#### [EXERCISE GOAL]
Only one stretch of the data below should be repeated: the lines from the line containing "Reproduce this chart with D3.js." through the line containing "2, 1, 2, 2, 2];", inclusive, exactly as they are.

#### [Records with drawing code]
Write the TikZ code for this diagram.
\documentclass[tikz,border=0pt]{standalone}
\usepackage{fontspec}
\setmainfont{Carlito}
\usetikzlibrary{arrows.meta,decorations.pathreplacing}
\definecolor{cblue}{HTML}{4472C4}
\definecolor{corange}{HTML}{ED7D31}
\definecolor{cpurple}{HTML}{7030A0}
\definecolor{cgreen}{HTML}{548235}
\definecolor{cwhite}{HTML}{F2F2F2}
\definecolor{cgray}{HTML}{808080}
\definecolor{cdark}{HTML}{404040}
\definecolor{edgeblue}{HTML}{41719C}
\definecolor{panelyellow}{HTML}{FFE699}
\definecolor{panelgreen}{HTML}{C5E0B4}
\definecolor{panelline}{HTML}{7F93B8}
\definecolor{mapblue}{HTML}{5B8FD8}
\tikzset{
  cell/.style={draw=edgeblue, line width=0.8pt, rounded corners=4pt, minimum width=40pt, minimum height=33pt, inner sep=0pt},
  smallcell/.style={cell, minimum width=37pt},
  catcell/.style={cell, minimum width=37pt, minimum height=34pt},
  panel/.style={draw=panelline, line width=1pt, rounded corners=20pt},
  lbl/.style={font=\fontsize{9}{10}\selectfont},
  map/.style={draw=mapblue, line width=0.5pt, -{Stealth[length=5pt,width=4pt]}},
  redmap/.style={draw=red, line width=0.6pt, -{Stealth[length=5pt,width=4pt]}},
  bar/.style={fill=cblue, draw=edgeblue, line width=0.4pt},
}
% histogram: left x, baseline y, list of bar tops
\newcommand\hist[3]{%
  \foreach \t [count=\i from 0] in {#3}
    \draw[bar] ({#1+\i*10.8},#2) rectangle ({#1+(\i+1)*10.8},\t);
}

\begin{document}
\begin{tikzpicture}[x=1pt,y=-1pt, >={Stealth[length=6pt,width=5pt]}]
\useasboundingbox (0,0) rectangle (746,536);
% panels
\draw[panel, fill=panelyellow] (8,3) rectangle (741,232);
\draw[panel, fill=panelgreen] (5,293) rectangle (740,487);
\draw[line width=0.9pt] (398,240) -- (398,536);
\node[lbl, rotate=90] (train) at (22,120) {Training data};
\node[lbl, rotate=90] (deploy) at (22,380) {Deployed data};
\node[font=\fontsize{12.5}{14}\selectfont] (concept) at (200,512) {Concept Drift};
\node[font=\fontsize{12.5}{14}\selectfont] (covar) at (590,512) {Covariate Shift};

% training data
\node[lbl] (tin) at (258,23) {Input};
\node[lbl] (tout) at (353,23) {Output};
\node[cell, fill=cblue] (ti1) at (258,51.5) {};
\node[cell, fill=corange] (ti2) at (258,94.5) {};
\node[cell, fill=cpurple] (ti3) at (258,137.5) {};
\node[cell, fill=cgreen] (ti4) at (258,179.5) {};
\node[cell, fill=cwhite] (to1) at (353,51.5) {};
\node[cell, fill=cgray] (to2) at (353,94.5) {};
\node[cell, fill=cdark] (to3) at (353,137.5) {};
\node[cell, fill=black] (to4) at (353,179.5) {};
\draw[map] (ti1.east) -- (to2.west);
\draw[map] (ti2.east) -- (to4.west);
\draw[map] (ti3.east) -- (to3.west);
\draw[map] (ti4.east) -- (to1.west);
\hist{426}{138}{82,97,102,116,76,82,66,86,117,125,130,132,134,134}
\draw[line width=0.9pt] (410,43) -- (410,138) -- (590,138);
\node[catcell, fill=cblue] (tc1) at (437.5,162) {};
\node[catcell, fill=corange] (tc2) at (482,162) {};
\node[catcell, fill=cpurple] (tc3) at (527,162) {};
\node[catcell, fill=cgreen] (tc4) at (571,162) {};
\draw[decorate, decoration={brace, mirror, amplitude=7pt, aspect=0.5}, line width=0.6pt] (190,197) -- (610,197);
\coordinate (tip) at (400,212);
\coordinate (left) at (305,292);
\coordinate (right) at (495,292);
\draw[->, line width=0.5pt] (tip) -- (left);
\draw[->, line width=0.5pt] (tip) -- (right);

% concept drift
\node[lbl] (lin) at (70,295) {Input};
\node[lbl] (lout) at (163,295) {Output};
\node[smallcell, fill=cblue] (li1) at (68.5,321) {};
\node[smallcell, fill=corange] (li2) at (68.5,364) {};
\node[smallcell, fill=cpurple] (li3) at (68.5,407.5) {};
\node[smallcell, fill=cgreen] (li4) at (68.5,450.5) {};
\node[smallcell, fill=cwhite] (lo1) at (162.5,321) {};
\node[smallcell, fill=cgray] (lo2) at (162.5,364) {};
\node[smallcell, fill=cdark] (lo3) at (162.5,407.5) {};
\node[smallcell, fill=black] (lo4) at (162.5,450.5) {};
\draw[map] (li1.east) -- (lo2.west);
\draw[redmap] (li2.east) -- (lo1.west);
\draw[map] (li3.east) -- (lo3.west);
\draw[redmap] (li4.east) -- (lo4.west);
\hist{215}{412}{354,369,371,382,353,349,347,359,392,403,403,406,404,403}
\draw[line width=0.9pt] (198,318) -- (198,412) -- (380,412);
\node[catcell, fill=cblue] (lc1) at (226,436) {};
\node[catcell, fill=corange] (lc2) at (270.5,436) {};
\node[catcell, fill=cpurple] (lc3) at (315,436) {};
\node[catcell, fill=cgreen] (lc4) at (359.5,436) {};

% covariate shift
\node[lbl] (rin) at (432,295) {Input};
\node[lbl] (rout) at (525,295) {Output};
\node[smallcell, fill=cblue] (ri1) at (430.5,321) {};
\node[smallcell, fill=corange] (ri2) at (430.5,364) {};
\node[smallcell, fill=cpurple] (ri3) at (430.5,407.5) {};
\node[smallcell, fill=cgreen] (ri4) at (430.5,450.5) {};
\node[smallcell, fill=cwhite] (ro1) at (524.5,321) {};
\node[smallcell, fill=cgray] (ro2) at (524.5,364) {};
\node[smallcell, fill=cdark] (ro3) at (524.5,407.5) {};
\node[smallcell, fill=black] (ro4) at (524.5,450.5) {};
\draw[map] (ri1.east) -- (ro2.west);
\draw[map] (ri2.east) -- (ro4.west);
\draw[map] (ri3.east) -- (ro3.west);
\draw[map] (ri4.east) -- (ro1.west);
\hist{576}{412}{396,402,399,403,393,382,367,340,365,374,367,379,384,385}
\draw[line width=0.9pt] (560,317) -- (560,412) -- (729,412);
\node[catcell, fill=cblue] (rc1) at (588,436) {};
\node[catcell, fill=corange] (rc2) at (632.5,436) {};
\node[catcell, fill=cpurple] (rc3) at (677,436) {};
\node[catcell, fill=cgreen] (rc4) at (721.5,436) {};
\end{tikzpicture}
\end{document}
---
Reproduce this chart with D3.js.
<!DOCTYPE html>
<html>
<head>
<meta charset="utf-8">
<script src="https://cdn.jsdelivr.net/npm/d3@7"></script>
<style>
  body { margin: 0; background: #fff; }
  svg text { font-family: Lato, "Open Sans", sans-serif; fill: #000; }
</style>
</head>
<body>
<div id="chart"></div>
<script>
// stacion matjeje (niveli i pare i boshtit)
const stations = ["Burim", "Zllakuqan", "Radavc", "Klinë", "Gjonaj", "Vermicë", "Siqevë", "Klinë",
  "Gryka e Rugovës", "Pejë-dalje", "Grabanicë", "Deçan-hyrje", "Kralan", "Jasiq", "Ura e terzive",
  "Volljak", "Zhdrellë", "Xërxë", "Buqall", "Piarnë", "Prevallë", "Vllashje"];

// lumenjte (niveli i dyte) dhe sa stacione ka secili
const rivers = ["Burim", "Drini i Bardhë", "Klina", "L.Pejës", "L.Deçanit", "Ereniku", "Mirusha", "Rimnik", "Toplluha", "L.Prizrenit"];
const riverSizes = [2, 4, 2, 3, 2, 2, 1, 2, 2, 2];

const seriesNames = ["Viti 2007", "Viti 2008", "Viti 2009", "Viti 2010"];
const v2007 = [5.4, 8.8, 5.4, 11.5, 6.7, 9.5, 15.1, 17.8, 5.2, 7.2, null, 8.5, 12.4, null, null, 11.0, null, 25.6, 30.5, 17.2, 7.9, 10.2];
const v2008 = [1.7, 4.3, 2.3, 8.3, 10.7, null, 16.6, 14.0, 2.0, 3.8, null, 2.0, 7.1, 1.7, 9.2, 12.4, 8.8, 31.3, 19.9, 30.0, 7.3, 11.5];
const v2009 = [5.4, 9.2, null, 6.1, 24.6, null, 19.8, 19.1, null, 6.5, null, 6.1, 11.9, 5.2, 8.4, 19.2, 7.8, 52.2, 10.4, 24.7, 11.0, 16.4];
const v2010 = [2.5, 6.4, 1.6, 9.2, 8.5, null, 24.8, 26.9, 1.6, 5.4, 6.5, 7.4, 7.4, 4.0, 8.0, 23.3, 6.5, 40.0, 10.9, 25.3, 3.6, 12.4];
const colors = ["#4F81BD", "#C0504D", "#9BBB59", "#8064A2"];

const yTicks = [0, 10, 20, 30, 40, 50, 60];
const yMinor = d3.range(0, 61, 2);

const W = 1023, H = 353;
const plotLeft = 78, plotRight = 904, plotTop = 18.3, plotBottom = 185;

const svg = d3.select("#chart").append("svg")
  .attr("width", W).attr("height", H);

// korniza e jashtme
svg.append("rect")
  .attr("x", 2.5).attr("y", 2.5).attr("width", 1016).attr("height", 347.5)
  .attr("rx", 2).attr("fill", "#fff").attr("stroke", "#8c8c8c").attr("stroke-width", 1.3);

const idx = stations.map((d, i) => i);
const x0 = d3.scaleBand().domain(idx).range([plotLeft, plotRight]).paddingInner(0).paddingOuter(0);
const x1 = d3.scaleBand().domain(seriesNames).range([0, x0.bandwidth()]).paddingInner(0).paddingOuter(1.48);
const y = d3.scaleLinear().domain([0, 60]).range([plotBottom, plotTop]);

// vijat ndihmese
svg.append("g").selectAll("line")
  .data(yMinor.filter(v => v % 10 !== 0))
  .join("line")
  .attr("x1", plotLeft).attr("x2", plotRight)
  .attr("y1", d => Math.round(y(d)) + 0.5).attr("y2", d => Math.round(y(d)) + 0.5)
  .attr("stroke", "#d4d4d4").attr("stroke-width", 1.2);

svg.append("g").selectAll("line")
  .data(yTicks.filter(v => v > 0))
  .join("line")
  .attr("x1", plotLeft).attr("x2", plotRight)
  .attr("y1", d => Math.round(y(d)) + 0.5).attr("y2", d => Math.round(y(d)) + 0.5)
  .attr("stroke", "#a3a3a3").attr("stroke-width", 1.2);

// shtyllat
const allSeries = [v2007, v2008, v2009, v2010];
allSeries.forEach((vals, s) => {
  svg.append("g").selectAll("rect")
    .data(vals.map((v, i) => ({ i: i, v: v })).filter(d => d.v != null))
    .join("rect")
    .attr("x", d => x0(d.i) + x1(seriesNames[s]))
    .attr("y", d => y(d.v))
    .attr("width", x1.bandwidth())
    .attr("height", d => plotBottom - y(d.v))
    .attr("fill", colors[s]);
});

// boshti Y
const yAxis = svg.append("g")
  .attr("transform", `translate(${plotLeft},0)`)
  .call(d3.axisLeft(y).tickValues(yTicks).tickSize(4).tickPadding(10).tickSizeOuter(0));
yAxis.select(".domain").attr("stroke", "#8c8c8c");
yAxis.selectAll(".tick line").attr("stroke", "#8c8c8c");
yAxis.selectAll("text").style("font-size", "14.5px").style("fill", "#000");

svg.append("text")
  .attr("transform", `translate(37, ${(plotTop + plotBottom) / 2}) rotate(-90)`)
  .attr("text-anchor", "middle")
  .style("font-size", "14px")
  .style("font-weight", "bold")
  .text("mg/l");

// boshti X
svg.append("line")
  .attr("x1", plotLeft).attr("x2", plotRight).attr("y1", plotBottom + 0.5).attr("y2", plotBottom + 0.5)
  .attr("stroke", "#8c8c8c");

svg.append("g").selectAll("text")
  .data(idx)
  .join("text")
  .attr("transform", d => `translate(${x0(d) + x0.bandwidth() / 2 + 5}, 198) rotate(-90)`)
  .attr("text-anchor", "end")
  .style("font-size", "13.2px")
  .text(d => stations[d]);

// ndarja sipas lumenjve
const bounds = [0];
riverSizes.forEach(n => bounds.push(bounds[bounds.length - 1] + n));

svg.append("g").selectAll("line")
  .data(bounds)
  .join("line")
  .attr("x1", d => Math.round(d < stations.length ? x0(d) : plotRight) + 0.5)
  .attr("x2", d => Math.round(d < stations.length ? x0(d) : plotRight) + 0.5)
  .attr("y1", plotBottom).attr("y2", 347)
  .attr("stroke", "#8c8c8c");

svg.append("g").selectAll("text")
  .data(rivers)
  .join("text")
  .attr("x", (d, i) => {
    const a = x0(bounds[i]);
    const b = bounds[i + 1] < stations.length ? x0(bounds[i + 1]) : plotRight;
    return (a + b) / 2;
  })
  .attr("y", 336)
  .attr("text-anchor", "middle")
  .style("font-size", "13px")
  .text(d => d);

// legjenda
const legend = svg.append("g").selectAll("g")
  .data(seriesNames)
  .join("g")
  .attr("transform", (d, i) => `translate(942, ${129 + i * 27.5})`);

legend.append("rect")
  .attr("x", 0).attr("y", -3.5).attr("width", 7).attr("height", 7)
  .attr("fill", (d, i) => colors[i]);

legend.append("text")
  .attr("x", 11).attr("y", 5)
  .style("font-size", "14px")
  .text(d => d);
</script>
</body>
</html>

#### [TASK SOLUTION]
Reproduce this chart with D3.js.
<!DOCTYPE html>
<html>
<head>
<meta charset="utf-8">
<script src="https://cdn.jsdelivr.net/npm/d3@7"></script>
<style>
  body { margin: 0; background: #fff; }
  svg text { font-family: Lato, "Open Sans", sans-serif; fill: #000; }
</style>
</head>
<body>
<div id="chart"></div>
<script>
// stacion matjeje (niveli i pare i boshtit)
const stations = ["Burim", "Zllakuqan", "Radavc", "Klinë", "Gjonaj", "Vermicë", "Siqevë", "Klinë",
  "Gryka e Rugovës", "Pejë-dalje", "Grabanicë", "Deçan-hyrje", "Kralan", "Jasiq", "Ura e terzive",
  "Volljak", "Zhdrellë", "Xërxë", "Buqall", "Piarnë", "Prevallë", "Vllashje"];

// lumenjte (niveli i dyte) dhe sa stacione ka secili
const rivers = ["Burim", "Drini i Bardhë", "Klina", "L.Pejës", "L.Deçanit", "Ereniku", "Mirusha", "Rimnik", "Toplluha", "L.Prizrenit"];
const riverSizes = [2, 4, 2, 3, 2, 2, 1, 2, 2, 2];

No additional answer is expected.